Frank Osler
- Born: Francis Lionel Osler 10 February 1888 Riversdale, Western Cape, South Africa
- Died: 17 January 1935 (aged 46)

Rugby union career
- Position: Scrum-half

Amateur team(s)
- Years: Team / Apps / (Points)
- Edinburgh University

Provincial / State sides
- Years: Team / Apps / (Points)
- 1910: Edinburgh District
- 1911: Whites Trial

International career
- Years: Team / Apps / (Points)
- 1911: Scotland / 2 / (0)

= Frank Osler =

Scotland international rugby union player

Frank Osler (10 February 1888 – 17 January 1935) was a Scotland international rugby union player. He played at the Scrum-half position.

==Rugby Union career==

===Amateur career===

Osler played rugby union for Edinburgh University.
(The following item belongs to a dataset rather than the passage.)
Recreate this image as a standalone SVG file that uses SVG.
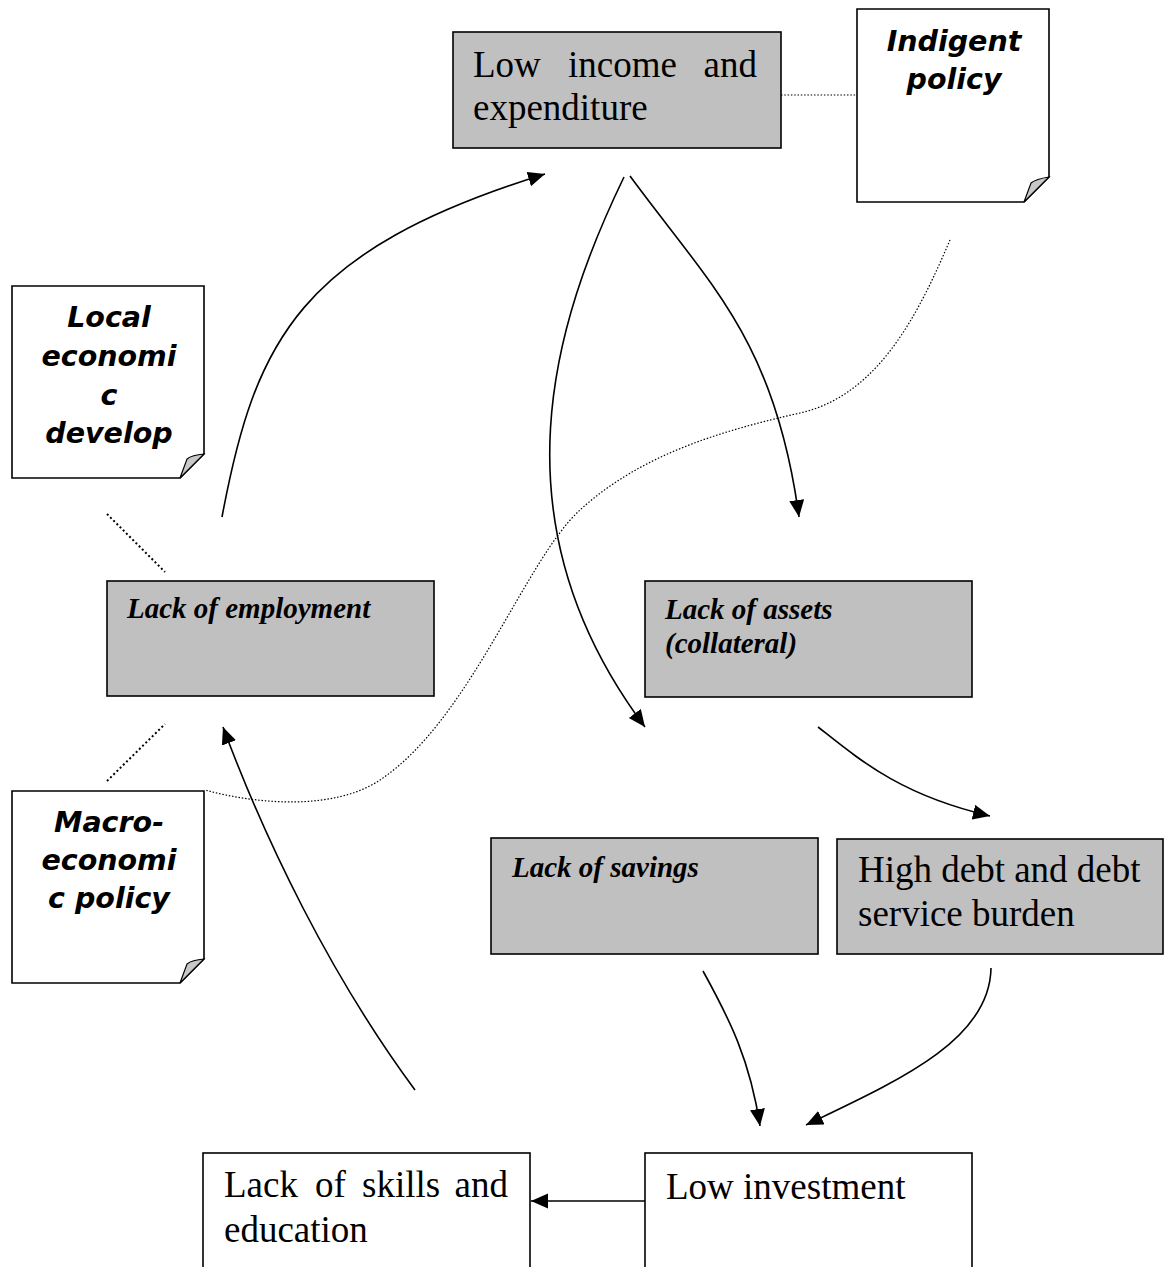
<svg xmlns="http://www.w3.org/2000/svg" width="1164" height="1267" viewBox="0 0 1164 1267">
<defs>
<marker id="ah" markerUnits="userSpaceOnUse" markerWidth="18" markerHeight="16" refX="17" refY="7.5" orient="auto">
<path d="M0,0 L17,7.5 L0,15 Z" fill="#000"/>
</marker>
</defs>
<style>
.box{fill:#c0c0c0;stroke:#000;stroke-width:1.6}
.wbox{fill:#fff;stroke:#000;stroke-width:1.6}
.note{fill:#fff;stroke:#000;stroke-width:1.6;stroke-linejoin:miter}
.curl{fill:#c8c8c8;stroke:#000;stroke-width:1.2}
.t{font-family:"Liberation Serif","Times New Roman",serif;font-size:37px;fill:#000}
.ti{font-family:"Liberation Serif","Times New Roman",serif;font-size:29px;font-style:italic;font-weight:bold;fill:#000}
.nt{font-family:"DejaVu Sans",Verdana,sans-serif;font-size:28.5px;font-style:italic;font-weight:bold;fill:#000;text-anchor:middle}
.arr{fill:none;stroke:#000;stroke-width:1.6;marker-end:url(#ah)}
.ln{fill:none;stroke:#000;stroke-width:1.6}
.dot{fill:none;stroke:#000;stroke-width:1.2;stroke-dasharray:1.5 1.8}
.dot2{fill:none;stroke:#000;stroke-width:2;stroke-dasharray:2 2.5}
</style>

<g id="connectors">
<path class="dot" d="M781,95 L857,95"/>
<path class="dot2" d="M107,514 L165,572"/>
<path class="dot2" d="M107,781 L165,724"/>
<path class="dot" d="M950,240 C920,310 880,395 800,413 C720,431 640,455 580,510 C525,560 470,720 380,780 C335,810 260,805 205,790"/>
<path class="arr" d="M222,517 C255,340 300,250 545,174"/>
<path class="arr" d="M630,176 C710,285 775,340 799,517"/>
<path class="arr" d="M624,177 C555,320 490,520 645,727"/>
<path class="arr" d="M818,727 C860,760 900,795 990,816"/>
<path class="arr" d="M703,971 C730,1020 750,1060 760,1126"/>
<path class="arr" d="M991,968 C990,1040 900,1080 806,1125"/>
<path class="arr" d="M415,1090 C330,975 265,840 223,727"/>
<path class="arr" d="M645,1201 L531,1201"/>
</g>

<g id="low-income">
<rect class="box" x="453" y="32" width="328" height="116"/>
<text class="t" x="473" y="77">Low</text>
<text class="t" x="568" y="77">income</text>
<text class="t" x="757" y="77" text-anchor="end">and</text>
<text class="t" x="473" y="120">expenditure</text>
</g>

<g id="indigent-policy">
<path class="note" d="M857,9 H1049 V177 L1024,202 H857 Z"/>
<path class="curl" d="M1024,202 L1031,183 Q1036,179 1049,177 Z"/>
<text class="nt" x="954" y="51">Indigent</text>
<text class="nt" x="954" y="89">policy</text>
</g>

<g id="local-economic">
<path class="note" d="M12,286 H204 V454 L180,478 H12 Z"/>
<path class="curl" d="M180,478 L187,459 Q192,455 204,454 Z"/>
<text class="nt" x="109" y="327">Local</text>
<text class="nt" x="109" y="366">economi</text>
<text class="nt" x="109" y="405">c</text>
<text class="nt" x="109" y="443">develop</text>
</g>

<g id="macro-economic">
<path class="note" d="M12,791 H204 V959 L180,983 H12 Z"/>
<path class="curl" d="M180,983 L187,964 Q192,960 204,959 Z"/>
<text class="nt" x="109" y="832">Macro-</text>
<text class="nt" x="109" y="870">economi</text>
<text class="nt" x="109" y="908">c policy</text>
</g>

<g id="lack-employment">
<rect class="box" x="107" y="581" width="327" height="115"/>
<text class="ti" x="127" y="618">Lack of employment</text>
</g>

<g id="lack-assets">
<rect class="box" x="645" y="581" width="327" height="116"/>
<text class="ti" x="665" y="619">Lack of assets</text>
<text class="ti" x="665" y="653">(collateral)</text>
</g>

<g id="lack-savings">
<rect class="box" x="491" y="838" width="327" height="116"/>
<text class="ti" x="512" y="877">Lack of savings</text>
</g>

<g id="high-debt">
<rect class="box" x="837" y="839" width="326" height="115"/>
<text class="t" x="858" y="882">High debt and debt</text>
<text class="t" x="858" y="926">service burden</text>
</g>

<g id="lack-skills">
<rect class="wbox" x="203" y="1153" width="327" height="130"/>
<text class="t" x="224" y="1197">Lack</text>
<text class="t" x="315" y="1197">of</text>
<text class="t" x="362" y="1197">skills</text>
<text class="t" x="508" y="1197" text-anchor="end">and</text>
<text class="t" x="224" y="1242">education</text>
</g>

<g id="low-investment">
<rect class="wbox" x="645" y="1153" width="327" height="130"/>
<text class="t" x="666" y="1199">Low investment</text>
</g>
</svg>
At the end of the 1912-13 The Scottish Referee remarked on the Edinburgh University side's season:

Edinburgh University had quite a good season, but it ought to have been much better, and there is a general feeling that F. Osler should never have been dropped from the side, while the centre three-quarters were chopped and changed too frequently. The finish was disappointing, a share of the championship being let slip by successive defeats, when weakly represented, from Edinburgh Academicals and Hawick.

===Provincial career===

Osler played in the Inter-City match on 3 December 1910 for Edinburgh District against Glasgow District.

He played for the Whites Trial side against the Blues Trial side on 21 January 1911 while still with Edinburgh University.

He injured his ribs playing in the trial match, but there was no fracture and he was expected to then play for Scotland against Wales in the upcoming international match.

===International career===

Osler was capped by Scotland for 2 matches in 1911.